Indeed, I told my editor that was going to be the theme of my December column whereupon she asked a provocative question: “Is showing kindness in the workplace seen as a strength or a weakness?”
In thinking back on what my clients have told me and on my own workplace interactions, it’s a mixed bag. It may seem illogical that kindness might hurt you but if you think about it, it’s not:
· If you’re kind to a supervisee, he’s more likely to ask for a raise. That puts you in a Catch 22: Say no and he’s likely to be disgruntled. Say yes and you’ve unnecessarily burned some of your budget without getting anything for it.
· If you give holiday bonuses for the first time this year, after the obligatory thank you, the main result will be that your employees will expect at least that much next year.

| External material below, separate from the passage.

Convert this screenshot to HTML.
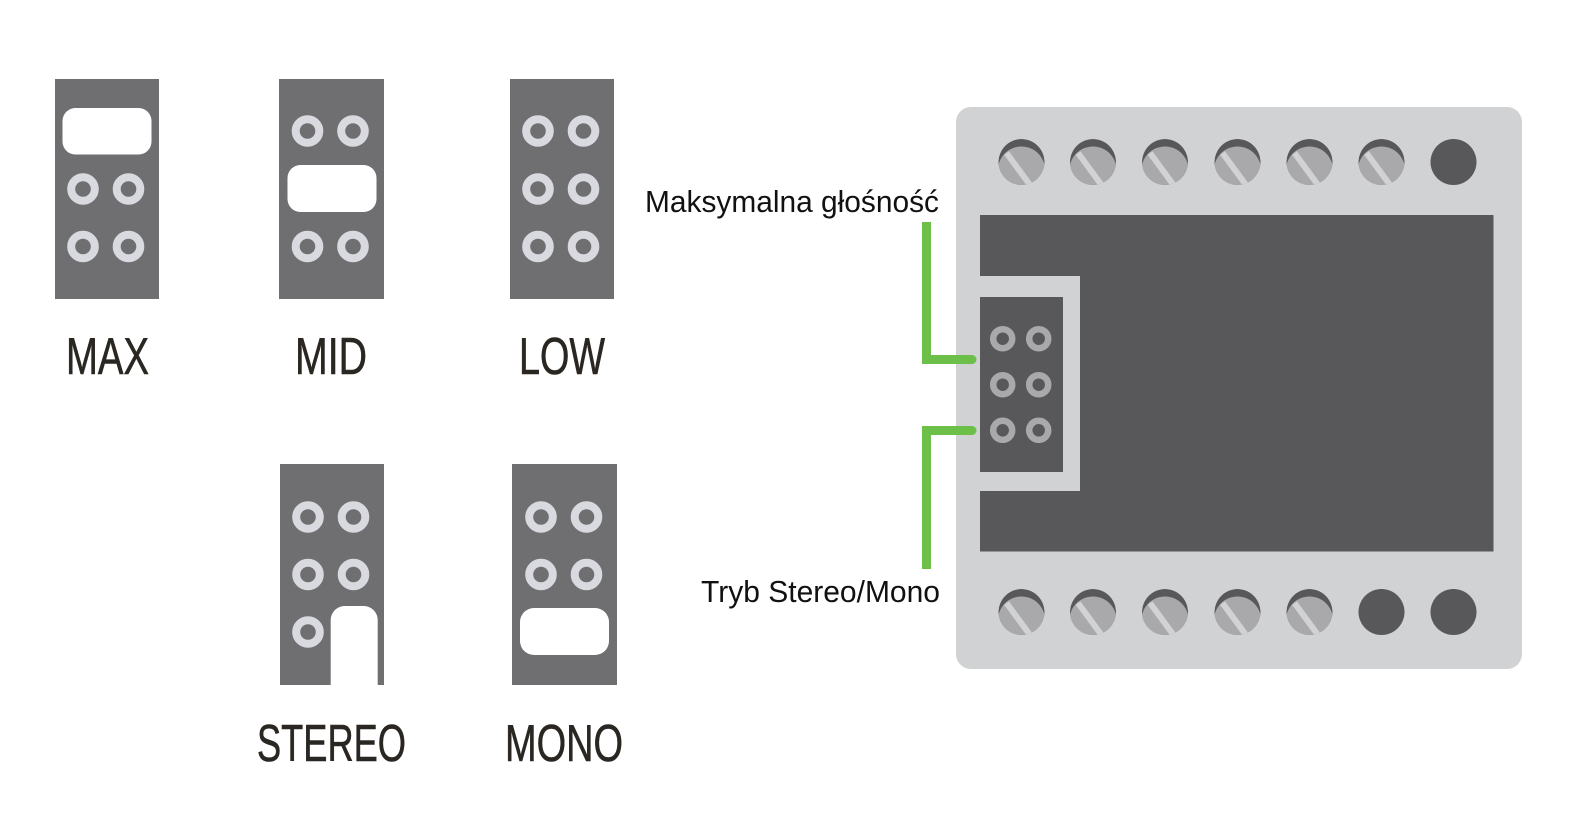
<!DOCTYPE html>
<html><head><meta charset="utf-8"><style>html,body{margin:0;padding:0;background:#fff}svg{display:block}</style></head><body>
<svg width="1589" height="840" viewBox="0 0 1589 840" xmlns="http://www.w3.org/2000/svg">
<defs>
<clipPath id="sc"><circle cx="0" cy="0" r="23"/></clipPath>
<g id="pin"><circle r="11.8" fill="#6f6f71" stroke="#d9dae0" stroke-width="8"/></g>
<g id="bpin"><circle r="9.500" fill="#58585a" stroke="#a9a9ac" stroke-width="6.500"/></g>
<g id="screw"><g clip-path="url(#sc)"><circle r="23" fill="#58585a"/><circle cx="0" cy="8" r="23.500" fill="#a9a9ac"/><path d="M-15-9L10 25" stroke="#d1d2d4" stroke-width="6" fill="none"/></g></g>
<circle id="dot" r="23" fill="#58585a"/>
</defs>

<!-- Panels -->
<rect x="55" y="79" width="104" height="220" fill="#6f6f71"/>
<rect x="62.500" y="108" width="89" height="46.500" rx="13" fill="#fff"/>
<use href="#pin" x="83" y="189"/><use href="#pin" x="128.500" y="189"/>
<use href="#pin" x="83" y="246.500"/><use href="#pin" x="128.500" y="246.500"/>

<rect x="279" y="79" width="105" height="220" fill="#6f6f71"/>
<use href="#pin" x="307.500" y="131"/><use href="#pin" x="353" y="131"/>
<rect x="287.500" y="165" width="89" height="47" rx="13" fill="#fff"/>
<use href="#pin" x="307.500" y="246.500"/><use href="#pin" x="353" y="246.500"/>

<rect x="510" y="79" width="104" height="220" fill="#6f6f71"/>
<use href="#pin" x="538" y="131"/><use href="#pin" x="583.500" y="131"/>
<use href="#pin" x="538" y="189"/><use href="#pin" x="583.500" y="189"/>
<use href="#pin" x="538" y="246.500"/><use href="#pin" x="583.500" y="246.500"/>

<rect x="280" y="464" width="104" height="221" fill="#6f6f71"/>
<use href="#pin" x="308" y="517"/><use href="#pin" x="353.500" y="517"/>
<use href="#pin" x="308" y="574.500"/><use href="#pin" x="353.500" y="574.500"/>
<use href="#pin" x="308" y="632"/>
<path d="M330.700 685V620a14 14 0 0 1 14-14h19a14 14 0 0 1 14 14V685Z" fill="#fff"/>

<rect x="512" y="464" width="105" height="221" fill="#6f6f71"/>
<use href="#pin" x="541" y="517"/><use href="#pin" x="586.500" y="517"/>
<use href="#pin" x="541" y="574.500"/><use href="#pin" x="586.500" y="574.500"/>
<rect x="520" y="608" width="89" height="47" rx="14" fill="#fff"/>

<!-- Panel labels -->
<g font-family="'Liberation Sans',sans-serif" font-size="52" fill="#2a2622" stroke="#2a2622" stroke-width="0.600">
<text x="66" y="374" textLength="83" lengthAdjust="spacingAndGlyphs">MAX</text>
<text x="295" y="374" textLength="72" lengthAdjust="spacingAndGlyphs">MID</text>
<text x="519" y="374" textLength="86" lengthAdjust="spacingAndGlyphs">LOW</text>
<text x="257" y="761" textLength="149" lengthAdjust="spacingAndGlyphs">STEREO</text>
<text x="505" y="761" textLength="118" lengthAdjust="spacingAndGlyphs">MONO</text>
</g>

<!-- Board -->
<path d="M971 107H1507A15 15 0 0 1 1522 122V654A15 15 0 0 1 1507 669H971A15 15 0 0 1 956 654V122A15 15 0 0 1 971 107Z" fill="#d1d2d4"/>
<rect x="980" y="215" width="513.500" height="336.500" fill="#58585a"/>
<rect x="980" y="276" width="100" height="215" fill="#d1d2d4"/>
<rect x="980" y="297" width="83" height="175" fill="#58585a"/>
<use href="#bpin" x="1002.700" y="338.700"/><use href="#bpin" x="1038.700" y="338.700"/>
<use href="#bpin" x="1002.700" y="384.700"/><use href="#bpin" x="1038.700" y="384.700"/>
<use href="#bpin" x="1002.700" y="430.300"/><use href="#bpin" x="1038.700" y="430.300"/>

<use href="#screw" x="1021.500" y="162"/><use href="#screw" x="1093" y="162"/><use href="#screw" x="1165" y="162"/><use href="#screw" x="1237.500" y="162"/><use href="#screw" x="1309.500" y="162"/><use href="#screw" x="1381.500" y="162"/><use href="#dot" x="1453.500" y="162"/>
<use href="#screw" x="1021.500" y="612"/><use href="#screw" x="1093" y="612"/><use href="#screw" x="1165" y="612"/><use href="#screw" x="1237.500" y="612"/><use href="#screw" x="1309.500" y="612"/><use href="#dot" x="1381.500" y="612"/><use href="#dot" x="1453.500" y="612"/>

<!-- Green leaders -->
<path d="M926.500 222V359.500H972" fill="none" stroke="#6cc04a" stroke-width="9"/>
<path d="M926.500 569V430.500H972" fill="none" stroke="#6cc04a" stroke-width="9"/>
<circle cx="972" cy="359.500" r="4.500" fill="#6cc04a"/><circle cx="972" cy="430.500" r="4.500" fill="#6cc04a"/>

<g font-family="'Liberation Sans',sans-serif" font-size="31" fill="#111">
<text x="645" y="212" textLength="294" lengthAdjust="spacingAndGlyphs">Maksymalna głośność</text>
<text x="701" y="602" textLength="239" lengthAdjust="spacingAndGlyphs">Tryb Stereo/Mono</text>
</g>
</svg>
</body></html>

· If you offer a helping hand to a coworker, he may appreciate it, but instead, he might feel put down that you felt he couldn’t do it himself. Or he may become addicted to your help, so you’re often taking on extra work for which you get no credit, or even that might get him promoted ahead of you. Or you could get a reputation as a too-eager beaver and be resented for it, or seen as a workaholic and soon, everyone’s asking for your help.
· If you’re kind to your boss, she might reasonably assume you’re satisfied with your job and so can feel safe in piling on more work, not giving you a raise, nor much face time.
· Conversely, when a supervisee, coworker, or boss is unkind to me, I worry that I’ve done something wrong. That motivates me to try extra hard, if only to reduce their chances of hurting me. So, in being mean to me, they get more out of me.
So, “Be extra kind during the holidays?” Pragmatically, it’s no slam dunk.
Gratitude is the other value we’re supposed to haul out for the holidays. Sure, gratitude for your job, health, etc., makes you feel good. For example, if you’re not going to leave your job, being grateful for its virtues helps you put the best face on the situation: “It pays terribly but I feel I’m doing some good, and after all, many people have it much worse.”
But gratitude has a negative side effect: It encourages complacency. For example, feeling grateful when you’re asked to work ever harder without a raise merely encourages you to accept being treated poorly. Maybe it’s wiser to replace the gratitude with outrage that will fuel you to find a better job.
Such advice is pragmatic and yet…
Maybe I’m just drugged by the Holiday spirit but I’m wondering whether, in fact, the holidays, especially this year, are the time to forgo pragmatism in favor of something higher. What do you think?